__Data__.

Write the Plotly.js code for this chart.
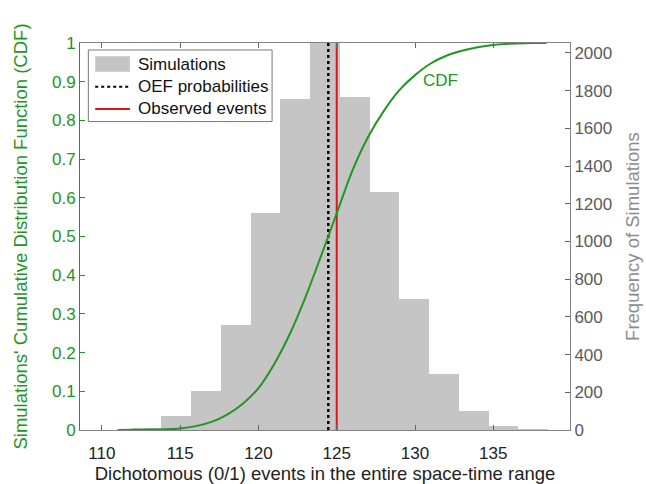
<!DOCTYPE html>
<html>
<head>
<meta charset="utf-8">
<script src="https://cdn.plot.ly/plotly-3.0.1.min.js"></script>
<style>html,body{margin:0;padding:0;background:#fff;}#chart{width:646px;height:484px;}</style>
</head>
<body>
<div id="chart"></div>
<script>
// Histogram bins (centers) and counts
const binCenters = [112.85, 114.75, 116.65, 118.55, 120.45, 122.35, 124.25, 126.15, 128.05, 129.95, 131.85, 133.75, 135.65, 137.55];
const binCounts = [8, 76, 207, 557, 1153, 1756, 2100, 1765, 1264, 693, 295, 101, 21, 5];
const binWidth = 1.9;

// CDF
const cdfX = [111, 112, 113, 114, 115, 116, 117, 118, 119, 120, 121, 122, 123, 124, 125, 126, 127, 128, 129, 130, 131, 132, 133, 134, 135, 136, 137, 138, 138.4];
const cdfY = [0, 0.0005, 0.001, 0.002, 0.004, 0.010, 0.021, 0.040, 0.068, 0.108, 0.170, 0.248, 0.343, 0.450, 0.560, 0.670, 0.757, 0.824, 0.878, 0.917, 0.947, 0.967, 0.980, 0.989, 0.995, 0.998, 0.9995, 1.0, 1.0];

const oefValue = 124.46;
const observedValue = 125.0;

const xTicks = [110, 115, 120, 125, 130, 135];
const legendLabels = ['Simulations', 'OEF probabilities', 'Observed events'];

const green = 'rgb(34,150,34)';
const gray = 'rgb(100,100,100)';
const barColor = 'rgb(197,197,197)';
const redColor = 'rgb(215,25,25)';

const traces = [
  {type: 'bar', x: binCenters, y: binCounts, width: binWidth, name: legendLabels[0],
   marker: {color: barColor, line: {width: 0}}, xaxis: 'x', yaxis: 'y'},
  {type: 'scatter', mode: 'lines', x: [oefValue, oefValue], y: [0, 2053], name: legendLabels[1],
   line: {color: 'black', width: 2.5, dash: 'dot'}, xaxis: 'x', yaxis: 'y'},
  {type: 'scatter', mode: 'lines', x: [observedValue, observedValue], y: [0, 2053], name: legendLabels[2],
   line: {color: redColor, width: 2}, xaxis: 'x', yaxis: 'y'},
  {type: 'scatter', mode: 'lines', x: cdfX, y: cdfY, name: 'CDF',
   line: {color: green, width: 2, shape: 'spline', smoothing: 0.8}, xaxis: 'x', yaxis: 'y2'}
];

const font = 'Liberation Sans, Arial, Helvetica, sans-serif';

// manual legend (paper coordinates)
const legRows = [0.9457, 0.887, 0.8295];
const shapes = [
  {type: 'rect', xref: 'paper', yref: 'paper', x0: 0.017, x1: 0.392, y0: 0.797, y1: 0.982,
   fillcolor: 'white', line: {color: 'rgb(120,120,120)', width: 1}, layer: 'above'},
  {type: 'rect', xref: 'paper', yref: 'paper', x0: 0.031, x1: 0.102, y0: legRows[0] - 0.02, y1: legRows[0] + 0.02,
   fillcolor: barColor, line: {width: 0}, layer: 'above'},
  {type: 'line', xref: 'paper', yref: 'paper', x0: 0.031, x1: 0.102, y0: legRows[1], y1: legRows[1],
   line: {color: 'black', width: 2, dash: 'dot'}, layer: 'above'},
  {type: 'line', xref: 'paper', yref: 'paper', x0: 0.031, x1: 0.102, y0: legRows[2], y1: legRows[2],
   line: {color: redColor, width: 2}, layer: 'above'}
];

const annotations = legendLabels.map((t, i) => ({
  xref: 'paper', yref: 'paper', x: 0.1153, y: legRows[i], xanchor: 'left', yanchor: 'middle',
  text: t, showarrow: false, font: {size: 17, color: '#111'}
}));
annotations.push({x: 131.6, y: 0.904, xref: 'x', yref: 'y2', text: 'CDF', showarrow: false,
  font: {size: 17, color: green}});

const layout = {
  width: 646, height: 484,
  margin: {l: 80, r: 76, t: 43, b: 54},
  paper_bgcolor: 'white', plot_bgcolor: 'white',
  font: {family: font, size: 17, color: '#222'},
  showlegend: false,
  bargap: 0,
  xaxis: {
    range: [108.6, 139.9], tickvals: xTicks,
    ticks: 'inside', ticklen: 5, tickcolor: gray, showgrid: false, zeroline: false,
    showline: true, linecolor: 'rgb(130,130,130)', linewidth: 1, mirror: 'ticks',
    tickfont: {size: 17, color: '#222'}, ticklabelstandoff: 8,
    title: {text: 'Dichotomous (0/1) events in the entire space-time range', font: {size: 18.5, color: '#222'}, standoff: 2}
  },
  yaxis: {
    range: [0, 2053], side: 'right', dtick: 200, tick0: 0,
    ticks: 'inside', ticklen: 5, tickcolor: gray, showgrid: false, zeroline: false,
    showline: true, linecolor: 'rgb(130,130,130)', linewidth: 1,
    tickfont: {size: 17, color: 'rgb(90,90,90)'},
    title: {text: 'Frequency of Simulations', font: {size: 18.5, color: 'rgb(140,140,140)'}, standoff: 14}
  },
  yaxis2: {
    range: [0, 1], overlaying: 'y', side: 'left', dtick: 0.1, tick0: 0,
    ticks: 'inside', ticklen: 5, tickcolor: green, showgrid: false, zeroline: false,
    showline: true, linecolor: green, linewidth: 1,
    tickfont: {size: 17, color: green},
    title: {text: "Simulations' Cumulative Distribution Function (CDF)", font: {size: 18.5, color: green}, standoff: 19}
  },
  shapes: shapes,
  annotations: annotations
};

Plotly.newPlot('chart', traces, layout, {displayModeBar: false, staticPlot: true});
</script>
</body>
</html>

__Goal of the exercise__. Say the number of lines in the listing that hold "chart", with no added words.

__Result__. 4